A contação da estória em si seria um desses elementos. Apesar de acompanharmos Fern (Frances McDormand) na sua jornada cortando os Estados Unidos da América em diferentes empregos por temporada, talvez o contato dela com todas as demais figuras que ela encontra pelo caminho seja o condutor primário da narrativa.


Essa dinâmica, à propósito, jamais soa piegas ou demasiadamente melodramática. Não é que tenhamos de ter pena ou devamos temer pelo o que pode ocorrer com a protagonista. Essa sequer chega a ser uma questão. Na verdade, essa atmosfera ultrapassa o conceito da arquitetura espetacular da cinematografia contemporânea.


Não é que nada deva acontecer. Mas a base do longa não se concentra em uma estrutura "apelativa" ou ultra expositiva. A noção do perigo ou da tragédia que definirá o curso de um ato, por exemplo, é colocada em terceiro plano. Ela se torna, na verdade, apenas uma sugestão. E o nosso olhar, enquanto espectadores viciados, é convidado a reimaginar essas estruturas.

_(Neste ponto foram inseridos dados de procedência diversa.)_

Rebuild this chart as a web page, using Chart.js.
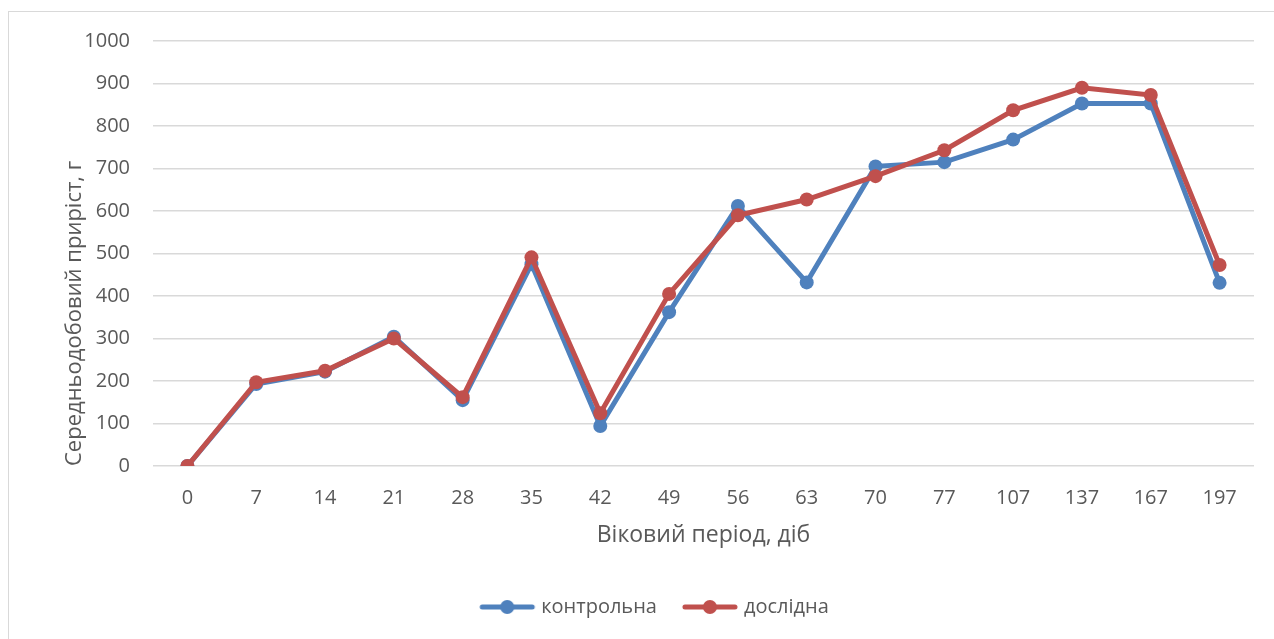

Considerando a natureza de um filme, tudo bem se nada acontecer. A ideia do acontecimento, na verdade, diz muito mais respeito a algo inesperado. Para o cinema, esse é um tópico catalisador na dinâmica dramatúrgica. Aqui, o interesse de Chloe Zhao parece residir muito mais numa proposta daquilo que ocorre (ou não ocorre).


Se nada acontece, tudo ocorre. E para entendermos isso, temos de nos desprender da lógica desse cinema do extraordinário. Há sempre um lugar a ir, um objetivo a se buscar ou uma missão a ser cumprida. Deixemos isso de lado um pouco e pensemos. O que Fern quer é apenas viver a sua vida nos seus termos e nada mais.


Por isso, de fato, não faria muito sentido uma proposta narrativa espetacularizada e calcada em um modelo de situações ultra-apelativas. Nisso, o conceito do filme, ou seu sentido como nos ensina Eisenstein, se combina muito fluidamente com a própria ideação estética da obra. Os vários momentos de enlevo da protagonista endossam e reforçam essa razão de ser da natureza capturada pelas lentes do fotógrafo Joshua Richards.


Do mesmo modo, a noção de um final feliz dá espaço para uma teia de interpretação que nos leva a reconsiderar a necessidade de qualquer catarse climática da estória. Esse não parece ser um caminho que levaria à mensagem endossada por Zhao. Sabemos que o mundo não está bem e isso reflete esse "mal estar" humanitário que percebemos desde a primeira sequência do filme.


Isso é interessante porque, no fim, o filme não está encarregado de dar todas as respostas que a protagonista tenha de receber do mesmo modo que os espectadores ficam libertos desse arranjo autoexplicativo a que a arte, muitas vezes, independente da sua forma de ser, parece submetida.